Sebagai seorang fashion stylist, baju rancangan Jenny kebanyakan memadukan teknik desain khas Italia dan pola menjahit dari budaya tradisional Indonesia. Salah satu rancangan Jenny yang mengombinasikan kain tenun dan desain modern pernah dikenakan Miss Italia tahun 2010. “Saat ini, saya hanya mendesain untuk keperluan fashion show dan koleksi IMB, belum terlalu komersial,” ungkap perempuan berambut panjang ini.
Bakat Jenny di dunia fesyen sudah terlihat sejak awal. Saat masih kecil, ia sudah senang menggambar. Namun, kesenangannya itu tidak ia tekuni secara serius. Selulus SMA, ia hijrah ke Surabaya untuk kuliah di jurusan psikologi tahun 1996. Tahun 2000, ia lulus dan bekerja sebagai account executive di PT AON, perusahaan broker asuransi asing.
Karena prestasinya yang bagus, Jenny direkrut perusahaan asuransi jiwa PT Central Asia Raya (CAR) cabang Surabaya sebagai marketing manager. Tapi, ia tidak betah menyandang jabatan penting di perusahaan asuransi tersebut. “Kegiatannya cuma rapat, waktu saya lebih senang mencari uang dengan terjun langsung. Komisi yang saya dapatnya juga besar,” tuturnya sambil tertawa.
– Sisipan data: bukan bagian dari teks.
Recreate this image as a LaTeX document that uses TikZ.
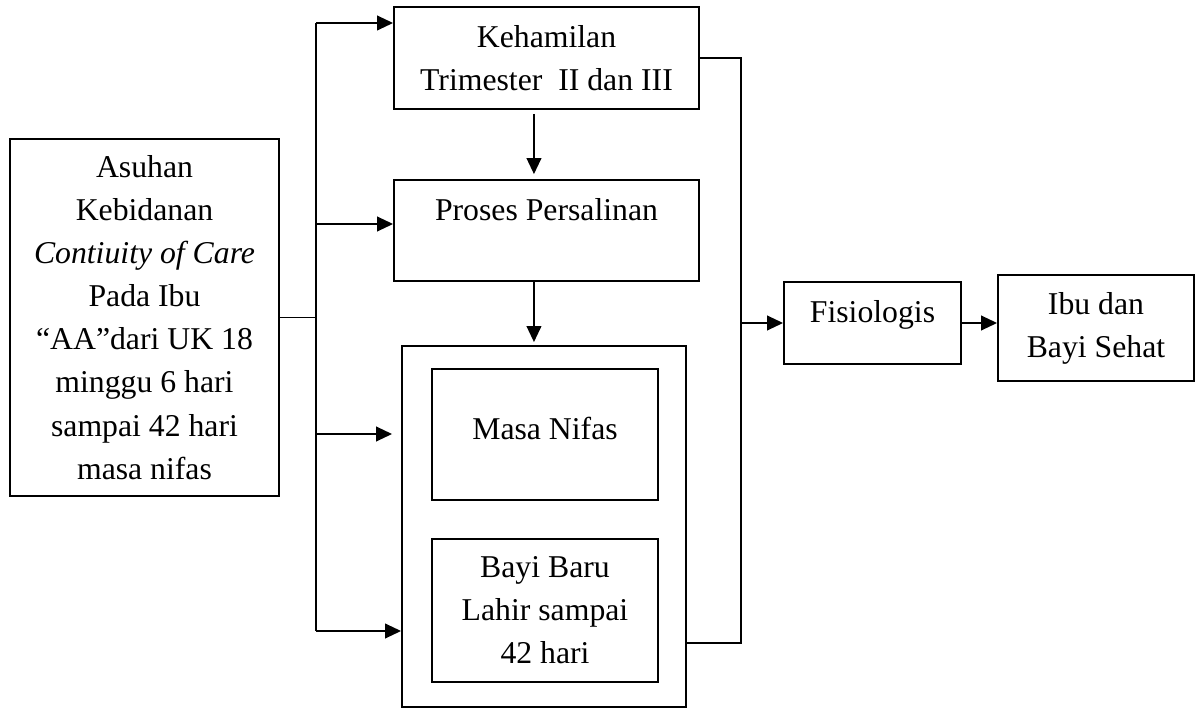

Kondisi ini membuat Jenny mundur dan memilih bergabung kembali dengan sebuah perusahaan agen asuransi. Meskipun sudah mendapatkan kesuksesan di bidang keuangan, ia merasa ada yang kosong dalam dirinya. Dia sadar, pekerjaan yang dijalani ini bukanlah dunianya.
Karena itu, bersama lima orang rekannya, Jenny membuka butik di Surabaya. Tapi, butik ini tak bertahan lama dan bubar di tengah jalan. Ia lantas membuka butik sendiri. “Saya sering bertengkar dengan tukang jahit karena hasil bajunya tidak sesuai dengan rancangan saya,” kenangnya.
Dari pengalaman awal di fesyen, Jenny sadar bahwa untuk menghasilkan sebuah baju tidak cukup dengan desain, tetapi juga detail pola dan ukuran. Akhirnya, ia memutuskan menajamkan ilmu dengan mengikuti kursus fesyen di La Salle College International di Surabaya selama 10 bulan.
Tahun 2008, secara penuh, Jenny melepas pekerjaannya di asuransi. Dia fokus mendesain baju di butiknya yang bernama MOOI di Pakuwon Trade Center (PTC) Surabaya. Rancangannya berlabel JYK for Mooi. “MOOI cukup sukses kala itu,” kenangnya.
Tapi Jenny tidak puas. Ia ingin belajar desain lebih mendalam. Tahun 2009, dia pergi ke Milan, Italia untuk sekolah fesyen di IMB Milan. “Saya memilih Milan karena kota itu basis fesyen dunia,” ujarnya. Setahun belajar, tanpa diduga, ia ditawari membuka IMB di Indonesia.
Kesulitan modal
Jenny tak membayangkan dari niat sekolah, ia mendapat peluang lain. “Ternyata salah satu pemilik IMB, Fernando Burgo meminta saya memegang cabang di Indonesia,” ujarnya.
Awalnya, Jenny ragu menerima tawaran itu. Dia sadar, biaya membuka sekolah mode cukup besar. “Tapi Pak Burgo bilang, uang banyak tapi tanpa konsep dan ide tidak berarti apa-apa,” kenangnya. Akhirnya, ia bersedia membuka cabang di Indonesia. Ia rela menutup gerai MOOI untuk fokus ke IMB Indonesia.
Jenny lantas belajar cara mengelola sekolah mode. Ia juga mengeluarkan semua tabungannya dan meminjam dana ke orang tuanya untuk modal. “Ternyata masih kurang,” ujarnya. Untunglah, ada bank yang menawari pinjaman. Akhirnya, Agustus 2011, dia berhasil membuka IMB di Indonesia.
Meski terbilang baru, Jenny berharap, lima bulan ke depan, IMB Indonesia bisa memiliki 100 murid dan bersiap membuka cabang di luar Jakarta. “Pendapatan saat ini sudah lumayan, tapi masih untuk pengembangan sekolah,” tuturnya. Ia bertekad mencetak fashionprenuer yang setelah lulus mampu menciptakan lapangan kerja sendiri, bukan menjadi karyawan.